What will the nursing staff be doing if not charting and administering medications? In our future world, they will specialize in overseeing and ensuring the residents’ quality of care. Nurses will provide the high touch humanistic aspect of care to offset the possibility of a high tech atmosphere without any warmth or sensitivity. They will have the time and the charge to make “touch” rounds where they will hold a resident’s hands or give a massage while they listen to their concerns and assess the match between their needs and the present plan of care. They will easily re-program the technology or adapt it to fit the resident’s needs and wants from the bedside. The nurses will direct the use of technologies to enhance resident/family/provider communications. Based on their assessment and review of video logs, they will prescribe the diversionary and therapeutic activity technologies that are best suited for cognitively impaired residents who sundown, continually exit seek, or exhibit AD related acting out behaviors. They will assess the sentinel alerts for reliability and validity and initiate remedial actions when warranted. The nurse will leverage her professional assessment and management skills making this position more attractive to recruit new nurses. And, because of Robear’s lifting abilities, back injuries will be eliminated among the nursing staff, thereby helping to not only retain older staff but also reduce worker’s compensation claims.
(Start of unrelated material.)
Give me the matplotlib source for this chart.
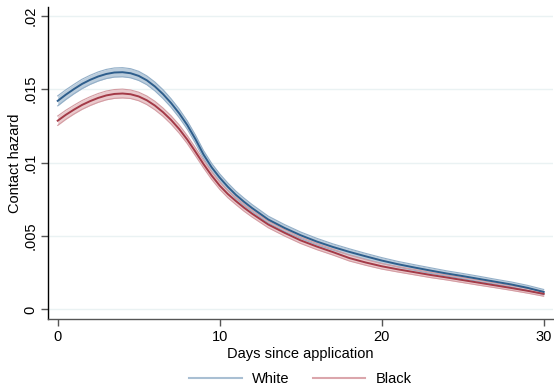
import numpy as np
import matplotlib.pyplot as plt
from matplotlib.lines import Line2D

plt.rcParams['font.family'] = ['Liberation Sans', 'DejaVu Sans']

# days since application (half days where the curve bends most)
days = [0, 0.5, 1, 1.5, 2, 2.5, 3, 3.5, 4, 4.5, 5, 5.5, 6, 6.5, 7, 7.5,
        8, 8.5, 9, 9.5, 10, 10.5, 11, 11.5, 12,
        13, 14, 15, 16, 17, 18, 19, 20, 21, 22, 23, 24, 25, 26, 27, 28, 29, 30]

# estimated contact hazard, White
white = [0.01420, 0.01462, 0.01500, 0.01535, 0.01563, 0.01586, 0.01603, 0.01613,
         0.01615, 0.01608, 0.01590, 0.01560, 0.01518, 0.01466, 0.01405, 0.01335,
         0.01255, 0.01160, 0.01055, 0.00968, 0.00897, 0.00835, 0.00780, 0.00733,
         0.00690,
         0.00612, 0.00555, 0.00505, 0.00462, 0.00425, 0.00392, 0.00362, 0.00333,
         0.00308, 0.00286, 0.00265, 0.00245, 0.00227, 0.00208, 0.00189, 0.00170,
         0.00147, 0.00119]

# estimated contact hazard, Black
black = [0.01285, 0.01325, 0.01360, 0.01392, 0.01418, 0.01440, 0.01457, 0.01467,
         0.01470, 0.01465, 0.01450, 0.01424, 0.01388, 0.01343, 0.01290, 0.01228,
         0.01156, 0.01074, 0.00990, 0.00912, 0.00843, 0.00786, 0.00738, 0.00693,
         0.00652,
         0.00578, 0.00522, 0.00470, 0.00428, 0.00390, 0.00350, 0.00320, 0.00294,
         0.00273, 0.00254, 0.00235, 0.00218, 0.00200, 0.00182, 0.00164, 0.00146,
         0.00127, 0.00106]

# half width of the confidence band
ci_white = [0.00034, 0.00033, 0.00032, 0.00032, 0.00031, 0.00031, 0.00031, 0.00031,
            0.00031, 0.00031, 0.00031, 0.00030, 0.00030, 0.00030, 0.00029, 0.00029,
            0.00028, 0.00028, 0.00027, 0.00027, 0.00026, 0.00026, 0.00025, 0.00025,
            0.00024,
            0.00023, 0.00023, 0.00022, 0.00022, 0.00021, 0.00021, 0.00020, 0.00020,
            0.00019, 0.00019, 0.00019, 0.00018, 0.00018, 0.00018, 0.00017, 0.00017,
            0.00017, 0.00017]
ci_black = [0.00032, 0.00031, 0.00030, 0.00030, 0.00030, 0.00030, 0.00030, 0.00030,
            0.00030, 0.00029, 0.00029, 0.00029, 0.00029, 0.00028, 0.00028, 0.00028,
            0.00027, 0.00027, 0.00026, 0.00026, 0.00025, 0.00025, 0.00024, 0.00024,
            0.00023,
            0.00022, 0.00022, 0.00021, 0.00021, 0.00020, 0.00020, 0.00019, 0.00019,
            0.00018, 0.00018, 0.00018, 0.00017, 0.00017, 0.00017, 0.00016, 0.00016,
            0.00016, 0.00016]

xticks = [0, 10, 20, 30]
yticks = [0, 0.005, 0.01, 0.015, 0.02]
ytick_labels = ["0", ".005", ".01", ".015", ".02"]

days = np.array(days)
white = np.array(white)
black = np.array(black)
ci_white = np.array(ci_white)
ci_black = np.array(ci_black)

blue_line = "#2E5E8C"
blue_band = "#BCCDDC"
blue_edge = "#93AFC8"
red_line = "#A33A47"
red_band = "#EACACD"
red_edge = "#D49DA3"

fig = plt.figure(figsize=(5.54, 3.86), dpi=100)
ax = fig.add_axes([0.0872, 0.1736, 0.9108, 0.8083])

for y in yticks:
    ax.axhline(y, color="#EAF2F3", lw=1.0, zorder=0)

ax.fill_between(days, white - ci_white, white + ci_white, color=blue_band, lw=0, zorder=1)
ax.plot(days, white - ci_white, color=blue_edge, lw=0.8, zorder=2)
ax.plot(days, white + ci_white, color=blue_edge, lw=0.8, zorder=2)

ax.fill_between(days, black - ci_black, black + ci_black, color=red_band, lw=0, zorder=1)
ax.plot(days, black - ci_black, color=red_edge, lw=0.8, zorder=2)
ax.plot(days, black + ci_black, color=red_edge, lw=0.8, zorder=2)

ax.plot(days, white, color=blue_line, lw=1.4, zorder=3)
ax.plot(days, black, color=red_line, lw=1.4, zorder=3)

ax.set_xlim(-0.58, 30.57)
ax.set_ylim(-0.00065, 0.02059)

ax.set_xticks(xticks)
ax.set_yticks(yticks)
ax.set_yticklabels(ytick_labels, rotation=90, va="center")

ax.spines["top"].set_visible(False)
ax.spines["right"].set_visible(False)
ax.spines["left"].set_color("black")
ax.spines["bottom"].set_color("#555555")
ax.spines["left"].set_linewidth(1.0)
ax.spines["bottom"].set_linewidth(1.0)

ax.tick_params(axis="both", direction="out", length=5, width=1.0, color="#555555",
               labelsize=10.5, pad=3)

ax.set_xlabel("Days since application", fontsize=10.5, labelpad=2)
ax.set_ylabel("Contact hazard", fontsize=10.5)
ax.yaxis.set_label_coords(-0.052, 0.5)

handles = [Line2D([], [], color="#A9BFD3", lw=1.5),
           Line2D([], [], color="#DBA6AC", lw=1.5)]
fig.legend(handles, ["White", "Black"], loc="center", bbox_to_anchor=(0.542, 0.018),
           ncol=2, frameon=False, fontsize=10.5, handlelength=3.6,
           handletextpad=0.7, columnspacing=1.6)

fig.savefig("out.png", dpi=100)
Overall, technology-if well designed and interoperable-carries the potential to be the powerful integrator of health information across all sectors in the health care industry (Mahoney 2000, 2008). It can address the notorious gaps in medical record information, medications, therapeutics, and discharge planning that occur for residents who become patients in acute care and then cycle through rehabilitation, LTC, and around again. It offers the potential means to transform inefficient patterns of care and documentation into support for professional caregivers and providers to improve the quality of care, tailor it to an individual’s needs, improve consumer satisfaction, and reduce health care costs. To reach this potential users and purchasers of technology need to demand products that fit their needs, provides practical solutions that integrates seamlessly into the environment without disrupting normal activities. There remains a critical and immediate need to study technology prototypes to discern potential problems in design, usability, and functioning in non-laboratory real world settings. Evaluation of new technologies does not match expectations for traditional NIH research grant funding (Alwan & Mahoney 2006 ). Yet commercial sponsorship of evaluative studies can create a financial bias to report positive findings. Confirmatory research by non-affiliated external evaluators such as academic researchers is needed. Once a given technology has matured and is deployed enough to enable large scale comparative studies, future research is warranted to examine it’s efficacy, including cost and quality of life outcomes.

Conclusion

The preferred future for older adult-centered care in nursing expands the current model of computer technology and other emerging technology from a conscious presence to becoming embedded in the environment to assist in ‘daily life’ and ‘enrichment.’ If designed and implemented appropriately, technology potentially can be an important instrument to critically improve the quality of care for this population.